By 1812 it had become the established custom that the pro-forma Bill to be tabled in the Lords was ‘for the better regulation of Select Vestries’. The precedent could be explained by the regularity of debate of Select Vestry regulation in the 18th and early 19th centuries, but its continued and ongoing use for pro-forma purposes also carries symbolic significance.Bruce Hicks, writing in the Canadian Parliamentary review goes into detail about the English background. A Bill for the better regulating of Select Vestries was:

“aimed at reforming what we would now call local government. Some Vestries, so named because their boundaries were based on Church Parish es and their usual meeting place was in the Church vestry, had extreme property restrictions designed to limit voting to only a handful of people. In other words, they had ‘Select’ membership. Not surprising to us in a modern democracy, it turns out that ‘Select Vestries’ were more corrupt than other vestries, which were by no means ideal models of local government themselves. But this time in British history was in the wake of the French Revolution, so tackling this corruption and expanding the franchise was seen as a direct attack on the Crown. Debating societies had even been banned under the Seditious Meetings Act for simply discussing the corruption in Select Vestries and, while a private member’s bill had been prepared for Parliament as early as 1794, it took another decade before Parliament began to tackle the problem.

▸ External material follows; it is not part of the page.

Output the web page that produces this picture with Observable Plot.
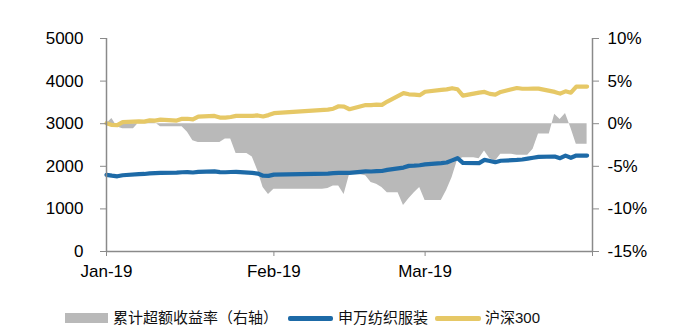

..[the Bill] was designed to raise a grievance with the Crown over the behaviour of some officials, and while it in no way imputed the monarch directly, it was nevertheless a Parliamentary challenge over the Crown’s governance, and it was an issue of fundamental justice for the least represented in society. Vestries had the role of administering the so-called Poor Law, which was a series of laws that contained philanthropic (e.g. food banks), exploitative (e.g. workhouses) and even punitive (e.g. prison) measures to deal with the poor, so this legislation had potential for misuse and concerned the weakest in society. As the House of Lords is the chamber wherein the Church and wealthiest landowners are represented, this is a powerful symbol of the obligation for members of Parliament to deal with matters against self-interest, and for the powerful to protect the disenfranchised

….That the significance of the pro forma bill extends to rights and obligations of the House concerning questions of fundamental justice was clearly understood by members of the British Commons and Lords in the 18th and 19th Centuries, even if it has been forgotten by modern politicians.”

[For an extended case study on a Select Vestry of the period, this chapter on the history of the Parish and Vestry of St Paul’s Church Covent Garden gives a good flavour]

select vestry
‘Select Vestry Comforts’: an 1828 satire based on the autocratic Select Vestry of St. Paul’s, Covent Garden. British Museum collection.

Much of the work to reform the Select Vestries was led in Parliament in the early 19th century by William Sturges-Bourne MP. The Vestries Acts that became known as the Sturges-Bourne Acts fell into abeyance as the century advanced and local government structures evolved. In 1992 the Vestries Acts were finally repealed with the passage of the Church of England (Miscellaneous Provisions) Measure.